Há outras importantes facilidades que, por fim, apenas remetemos o leitor: possibilidade da propositura da ação no domicilio do consumidor (CDC, art. 6º, VI); e prazo prescricional mais dilatado (art. 27, fato do produto ou serviço).

 

  1. Dos consumidores

Esclarecidos os principais pontos, voltemos à questão inicial. Afinal, quem são os consumidores?

O artigo 2º do CDC traz o conceito de consumidor como sendo: “toda pessoa física ou jurídica que adquire ou utiliza produto ou serviço como destinatário final.”

Da leitura do artigo supra concluímos que o que qualifica uma pessoa jurídica como consumidora é a aquisição ou utilização de produtos ou serviços em benefício próprio; isto é, para satisfação de suas necessidades pessoais, sem ter o interesse de repassá-los a terceiros, nem empregá-los na geração de outros bens ou serviços.

Assim, no exemplo exposto no importante REsp nº 733.560/RJ da Rel. Ministra NANCY ANDRIGHI: “Se a pessoa jurídica contrata o seguro visando a proteção contra roubo e furto do patrimônio próprio dela e não o dos clientes que se utilizam dos seus serviços, ela é considerada consumidora nos termos do art. 2.º do CDC.”

No entanto, alerta-se que a jurisprudência caminha no sentido interpretar a expressão “destinatário final”, à luz da razão pela qual foi editado o CDC, qual seja, proteger o consumidor porque reconhecida sua vulnerabilidade frente ao mercado de consumo.

Disputam, na doutrina e na jurisprudência,  quanto ao alcance do termo “destinatário final”, três teorias:  a teoria finalista, a teoria maximalista e a teoria finalista mitigada.

Os finalistas propõem que se interprete a expressão ‘destinatário final’ do art. 2º de maneira restrita, com base nos princípios básicos do CDC, expostos nos arts. 4º e 6º . Assim, apenas seria consumidor o destinatário final que seja também parte vulnerável nas relações contratuais.

Em situações excepcionais, todavia, o Superior Tribunal de Justiça tem mitigado os rigores da teoria finalista, para autorizar a incidência do CDC nas hipóteses em que a parte (pessoa física ou jurídica), embora não seja tecnicamente a destinatária final do produto ou serviço, se apresenta em situação de vulnerabilidade.

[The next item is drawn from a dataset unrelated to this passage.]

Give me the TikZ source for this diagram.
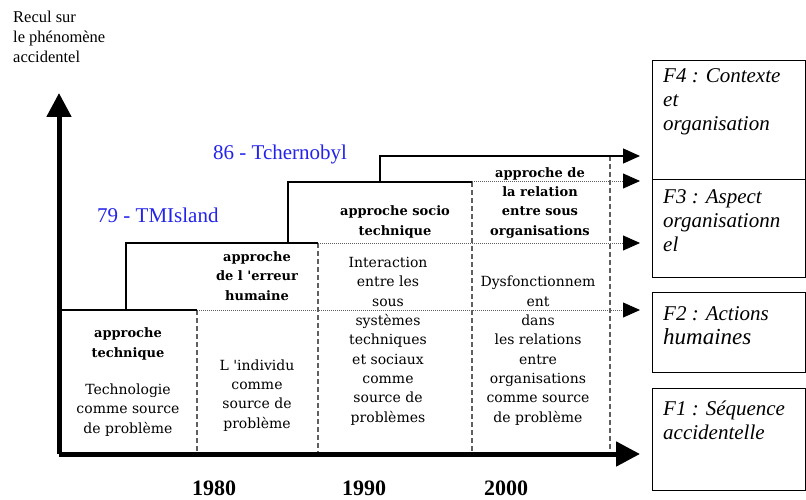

Parece ser essa a tendência da jurisprudência: a adoção da teoria finalista mitigada para caracterizar uma relação jurídica como de consumo, admitindo a equiparação da pessoa jurídica adquirente de um produto ou serviço à figura do consumidor, “desde que seja a destinatária final do produto ou serviço (teoria finalista) ou comprove ostentar a condição de vulnerável em sua relação face ao fornecedor (teoria finalista mitigada ou aprofundada)” (Acórdão 1252703,07037988920198070001, Relator: SIMONE LUCINDO, 1ª Turma Cível, data de julgamento: 27/5/2020, publicado no DJE: 10/6/2020. Pág.: Sem Página Cadastrada).

Essa teoria é uma importante aliada para equiparar relações negociais entre empresas que nem sempre possuem a mesma capacidade técnica, econômica ou jurídica.